Choi-Wang inequality for affine connections
Yasuaki Fujitani
TL;DR
The paper extends the Choi-Wang lower bound for the first nonzero eigenvalue of the Laplacian on minimal hypersurfaces from manifolds with positive Ricci curvature to the Li-Xia type affine-connection setting, assuming $\mathrm{Ric}^D \ge K e^{(\alpha-\beta)u} g$. It develops a statistical manifold framework for the Li-Xia connection, establishes a Bochner-type inequality and equiaffine structure, and then uses a Reilly-type formula for the $D$-Laplacian to prove a Choi-Wang type inequality: $\lambda_1(\Delta^D_\Sigma) \ge \tfrac{K}{2}$. The work also proves a Bochner-type theorem implying Betti-number bounds in this setting and discusses limitations related to the finiteness of the fundamental group and Bishop-Gromov-type comparison, outlining future directions.

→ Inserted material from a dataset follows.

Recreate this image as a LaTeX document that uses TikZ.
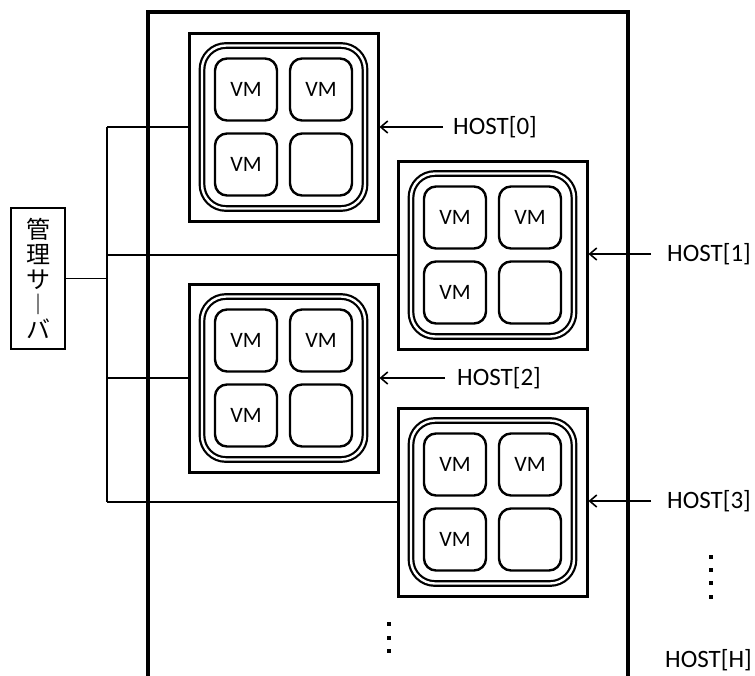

By connecting affine-connection geometry with weighted curvature notions, the paper broadens spectral-geometry results to a unified framework involving substatic and 1-weighted curvature concepts.
Abstract
Choi-Wang established a lower bound for the first non-zero eigenvalue of the Laplacian on minimal hypersurfaces in manifolds with positive Ricci curvature. We extend this Choi-Wang type inequality to the setting of positive Ricci curvature with respect to the Li-Xia type affine connection.